SHORT PROBLEM:
Leave out the images and repeat the listing below without a single change.

DATA SECTION:
....................
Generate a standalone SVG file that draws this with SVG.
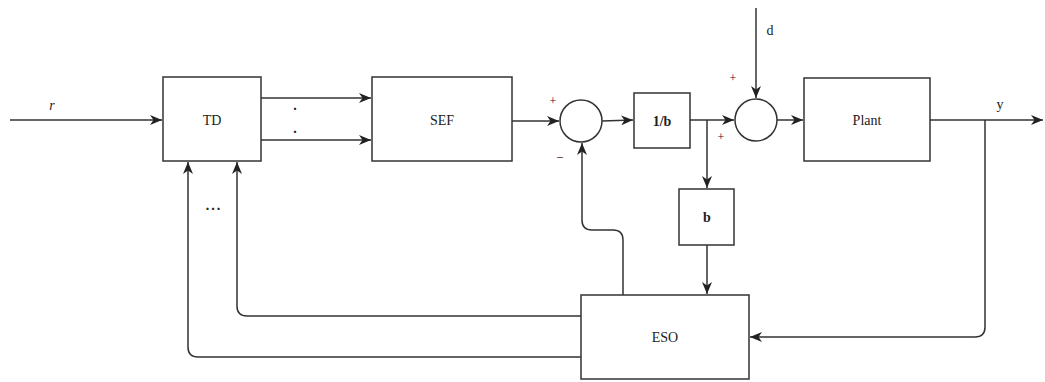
<svg xmlns="http://www.w3.org/2000/svg" width="1045" height="382" viewBox="0 0 1045 382">
<style>
.box{fill:#fff;stroke:#333;stroke-width:1.5}
.ln{fill:none;stroke:#333;stroke-width:1.5}
.t{font-family:"Liberation Serif",serif;font-size:14px;fill:#222;text-anchor:middle;dominant-baseline:central}
.s{font-family:"Liberation Serif",serif;font-size:12px;fill:#402;text-anchor:middle;dominant-baseline:central}
.b{font-weight:bold}
</style>
<defs>
<marker id="ar" viewBox="0 0 12 10" refX="12" refY="5" markerWidth="12" markerHeight="10" markerUnits="userSpaceOnUse" orient="auto">
<path d="M0,0 L12,5 L0,10 L3.5,5 z" fill="#222"/>
</marker>
</defs>
<g id="connectors">
<path class="ln" d="M10,120 H162" marker-end="url(#ar)"/>
<path class="ln" d="M261,98 H371" marker-end="url(#ar)"/>
<path class="ln" d="M261,140 H371" marker-end="url(#ar)"/>
<path class="ln" d="M512,121 H559" marker-end="url(#ar)"/>
<path class="ln" d="M602,121 L633,120" marker-end="url(#ar)"/>
<path class="ln" d="M690,120 H734" marker-end="url(#ar)"/>
<path class="ln" d="M707,120 V188" marker-end="url(#ar)"/>
<path class="ln" d="M756,8 V98" marker-end="url(#ar)"/>
<path class="ln" d="M777,120 H803" marker-end="url(#ar)"/>
<path class="ln" d="M930,120 H1043" marker-end="url(#ar)"/>
<path class="ln" d="M707,245 V294" marker-end="url(#ar)"/>
<path class="ln" d="M985,120 V327 Q985,337 975,337 H750" marker-end="url(#ar)"/>
<path class="ln" d="M623,295 V240 Q623,230 613,230 H592 Q582,230 582,220 V143" marker-end="url(#ar)"/>
<path class="ln" d="M581,316 H247 Q237,316 237,306 V162" marker-end="url(#ar)"/>
<path class="ln" d="M581,357 H198 Q188,357 188,347 V162" marker-end="url(#ar)"/>
</g>
<g id="TD"><rect class="box" x="163" y="77" width="98" height="84"/><text class="t" x="212" y="120">TD</text></g>
<g id="SEF"><rect class="box" x="372" y="77" width="140" height="84"/><text class="t" x="442" y="120">SEF</text></g>
<g id="sum1"><circle class="box" cx="581" cy="121" r="21"/></g>
<g id="inv_b"><rect class="box" x="634" y="93" width="56" height="55"/><text class="t b" x="662" y="121">1/b</text></g>
<g id="sum2"><circle class="box" cx="756" cy="120" r="21"/></g>
<g id="Plant"><rect class="box" x="804" y="78" width="126" height="83"/><text class="t" x="867" y="120">Plant</text></g>
<g id="b"><rect class="box" x="679" y="189" width="55" height="56"/><text class="t b" x="707" y="217">b</text></g>
<g id="ESO"><rect class="box" x="581" y="295" width="168" height="84"/><text class="t" x="665" y="337">ESO</text></g>
<g id="labels">
<text class="t" x="52" y="105" font-style="italic">r</text>
<text class="t b" x="295" y="105" font-size="16">.</text>
<text class="t b" x="295" y="128" font-size="16">.</text>
<text class="t b" x="214" y="205" font-size="20" letter-spacing="2">...</text>
<text class="s" x="560" y="156" font-size="15">–</text>
<text class="s" x="553" y="101">+</text>
<text class="t" x="770" y="30">d</text>
<text class="s" x="733" y="78">+</text>
<text class="s" x="721" y="137">+</text>
<text class="t" x="1000" y="104">y</text>
</g>
</svg>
....................
OUTPUT FOR THIS EXERCISE:
Generate a standalone SVG file that draws this with SVG.
<svg xmlns="http://www.w3.org/2000/svg" width="1045" height="382" viewBox="0 0 1045 382">
<style>
.box{fill:#fff;stroke:#333;stroke-width:1.5}
.ln{fill:none;stroke:#333;stroke-width:1.5}
.t{font-family:"Liberation Serif",serif;font-size:14px;fill:#222;text-anchor:middle;dominant-baseline:central}
.s{font-family:"Liberation Serif",serif;font-size:12px;fill:#402;text-anchor:middle;dominant-baseline:central}
.b{font-weight:bold}
</style>
<defs>
<marker id="ar" viewBox="0 0 12 10" refX="12" refY="5" markerWidth="12" markerHeight="10" markerUnits="userSpaceOnUse" orient="auto">
<path d="M0,0 L12,5 L0,10 L3.5,5 z" fill="#222"/>
</marker>
</defs>
<g id="connectors">
<path class="ln" d="M10,120 H162" marker-end="url(#ar)"/>
<path class="ln" d="M261,98 H371" marker-end="url(#ar)"/>
<path class="ln" d="M261,140 H371" marker-end="url(#ar)"/>
<path class="ln" d="M512,121 H559" marker-end="url(#ar)"/>
<path class="ln" d="M602,121 L633,120" marker-end="url(#ar)"/>
<path class="ln" d="M690,120 H734" marker-end="url(#ar)"/>
<path class="ln" d="M707,120 V188" marker-end="url(#ar)"/>
<path class="ln" d="M756,8 V98" marker-end="url(#ar)"/>
<path class="ln" d="M777,120 H803" marker-end="url(#ar)"/>
<path class="ln" d="M930,120 H1043" marker-end="url(#ar)"/>
<path class="ln" d="M707,245 V294" marker-end="url(#ar)"/>
<path class="ln" d="M985,120 V327 Q985,337 975,337 H750" marker-end="url(#ar)"/>
<path class="ln" d="M623,295 V240 Q623,230 613,230 H592 Q582,230 582,220 V143" marker-end="url(#ar)"/>
<path class="ln" d="M581,316 H247 Q237,316 237,306 V162" marker-end="url(#ar)"/>
<path class="ln" d="M581,357 H198 Q188,357 188,347 V162" marker-end="url(#ar)"/>
</g>
<g id="TD"><rect class="box" x="163" y="77" width="98" height="84"/><text class="t" x="212" y="120">TD</text></g>
<g id="SEF"><rect class="box" x="372" y="77" width="140" height="84"/><text class="t" x="442" y="120">SEF</text></g>
<g id="sum1"><circle class="box" cx="581" cy="121" r="21"/></g>
<g id="inv_b"><rect class="box" x="634" y="93" width="56" height="55"/><text class="t b" x="662" y="121">1/b</text></g>
<g id="sum2"><circle class="box" cx="756" cy="120" r="21"/></g>
<g id="Plant"><rect class="box" x="804" y="78" width="126" height="83"/><text class="t" x="867" y="120">Plant</text></g>
<g id="b"><rect class="box" x="679" y="189" width="55" height="56"/><text class="t b" x="707" y="217">b</text></g>
<g id="ESO"><rect class="box" x="581" y="295" width="168" height="84"/><text class="t" x="665" y="337">ESO</text></g>
<g id="labels">
<text class="t" x="52" y="105" font-style="italic">r</text>
<text class="t b" x="295" y="105" font-size="16">.</text>
<text class="t b" x="295" y="128" font-size="16">.</text>
<text class="t b" x="214" y="205" font-size="20" letter-spacing="2">...</text>
<text class="s" x="560" y="156" font-size="15">–</text>
<text class="s" x="553" y="101">+</text>
<text class="t" x="770" y="30">d</text>
<text class="s" x="733" y="78">+</text>
<text class="s" x="721" y="137">+</text>
<text class="t" x="1000" y="104">y</text>
</g>
</svg>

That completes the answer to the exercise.